Author(s) / Team representatives
Andreea Calma
Profession
arhitect
Photo/design credits
Calma Andreea
Text presentation of the author in English
Andreea Calma studied architecture in Bucharest and Reggio Calabria. She graduated from the "Ion Mincu" University of Architecture and Urban Planning in 2018 and since the same year is a PhD student and teaching assistant (2018-2021) in the Basics of Architectural Design Department. The subject of her research is the way of manifestation for the concept of critical regionalism in the practice of architecture and in the architects' discourses in the built space in Romania, after 1989. Among other things, she is the author of the diploma project "(Re)creation of a place: intentional community and cultural foundation at Poienărei, Argeș" exhibited during the Diploma Festival, The Institute, 2018. She is co-author, together with Matei Eugen Stoean, of the Memory contest, proposed by the Arch Out Loud platform, where their graphic and written "Scion" proposal received mention. At the end of her studies, she was awarded the Emil Prager Engineer Commemorative Award.
In the practice of architecture, she had as mentors Sînziana and Pierre Bortnowski, with whom she dedicated herself to the proposal of emergency intervention projects for historical monuments, such as the Art Museum in Drobeta-Turnu Severin, the Pleșa Castle, Mehedinți county, and the building designed by Marcel Iancu, from Pictor Ștefan Luchian Street. For the Art Museum in Drobeta, she worked together with Ioana Vlasiu, historian and art critic, to develop the curatorial project for the new exhibitions.
Text abstract in English
We start with the scaffolding as an intermediate element in the architecture of the city. It is itself a cover for the building next which it stands and also gives it a cover (contemporary interpretation) by restoring finishes or renewing them, but also a new shelter (house-within-house) when the scaffolding is in the interior space or covers the entire roof of the building. It is minimally invasive to the building, anchoring at only a few points. This in-between space, often autonomous, changes the geometry of the volumes, their proportion, their level of detailing, sometimes denser than the original, or, on the contrary, it reduces everything to a two-dimensional drawing. We choose to talk about the scaffolding that covers a building-monument because this type of construction has a compositional richness (density of materials, structural and decorative elements, textures, jutties, volumes of different heights and with different covering solutions) and often a scaffolding opening gives us the chance to focus on a limited field of the façade. This three-dimensional, structural cover can confuse us by being trapped in the logic of the 3D created by the structural elements, but it can also help us by cutting out parts of the content. It thus provides us with a grid that we can traverse both with our eyes and with our feet, which makes it special because it gives consistency to the cover, which is not a mere shell, but a space, with many valences, which will be discussed, including the function of a temporary portico (cover - shelter) at street level.

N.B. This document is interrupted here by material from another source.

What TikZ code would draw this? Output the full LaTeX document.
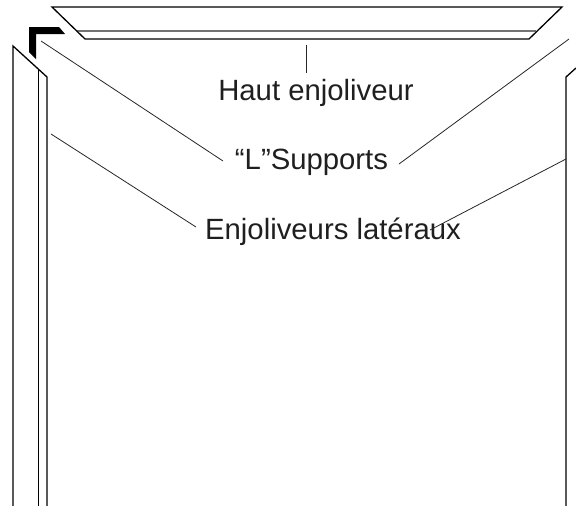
\documentclass[tikz,border=0pt]{standalone}
\usepackage{fontspec}
\setmainfont{Liberation Sans}
\tikzset{
  trim/.style={line width=1.3pt},
  leader/.style={line width=0.8pt,black!85},
  lbl/.style={font=\fontsize{29.3}{34}\selectfont,inner sep=0pt,anchor=base,text=black!88}
}
\begin{document}
\begin{tikzpicture}[x=1pt,y=-1pt]
    \useasboundingbox (0,0) rectangle (576,506);
    % haut
    \draw[line width=1.2pt,black!55] (77,31)--(536,31);
    \draw[trim] (52,7)--(562,7)--(529,39)--(85,39)--cycle;
    % support
    \fill (29,27)--(59,27)--(65,34)--(36,34)--(36,59)--(29,52)--cycle;
    % cotes
    \draw[trim] (13,506)--(13,46)--(47,77)--(47,506);
    \draw[line width=0.9pt] (38,70)--(38,506);
    \draw[trim] (576,68)--(566,77)--(566,506);
    % textes
    \node[lbl] (haut) at (316,100) {Haut enjoliveur};
    \node[lbl] (supports) at (311.5,169) {“L”Supports};
    \node[lbl] (lateraux) at (333,239) {Enjoliveurs latéraux};
    \coordinate (hautA) at (306,45);
    \coordinate (hautB) at (306,73);
    \coordinate (suppG) at (41,41);
    \coordinate (suppGb) at (223,161);
    \coordinate (suppD) at (569,39);
    \coordinate (suppDb) at (399,164);
    \coordinate (latG) at (51,134);
    \coordinate (latGb) at (196,227);
    \coordinate (latD) at (566,159);
    \coordinate (latDb) at (430,230);
    % traits
    \draw[leader] (hautA)--(hautB);
    \draw[leader] (suppG)--(suppGb);
    \draw[leader] (suppD)--(suppDb);
    \draw[leader] (latG)--(latGb);
    \draw[leader] (latD)--(latDb);
\end{tikzpicture}
\end{document}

This envelope produces new faces of the building, from the rudimentary (improvised scaffolding made of wooden planks) to the high-tech (uncovered metal filiform structure or covered with thin, transparent canvas), and even kitsch (structure for advertising billboards on historical monuments) in consumer society. We will go through these hypostases together and try to show how contemporary urban life is changing around a building under scaffolding, how it suddenly becomes noticed for taking citizens out of their comfort zone or for offering new ways of approaching the building, or how it offers tourists the chance to come back to see the newly restored building.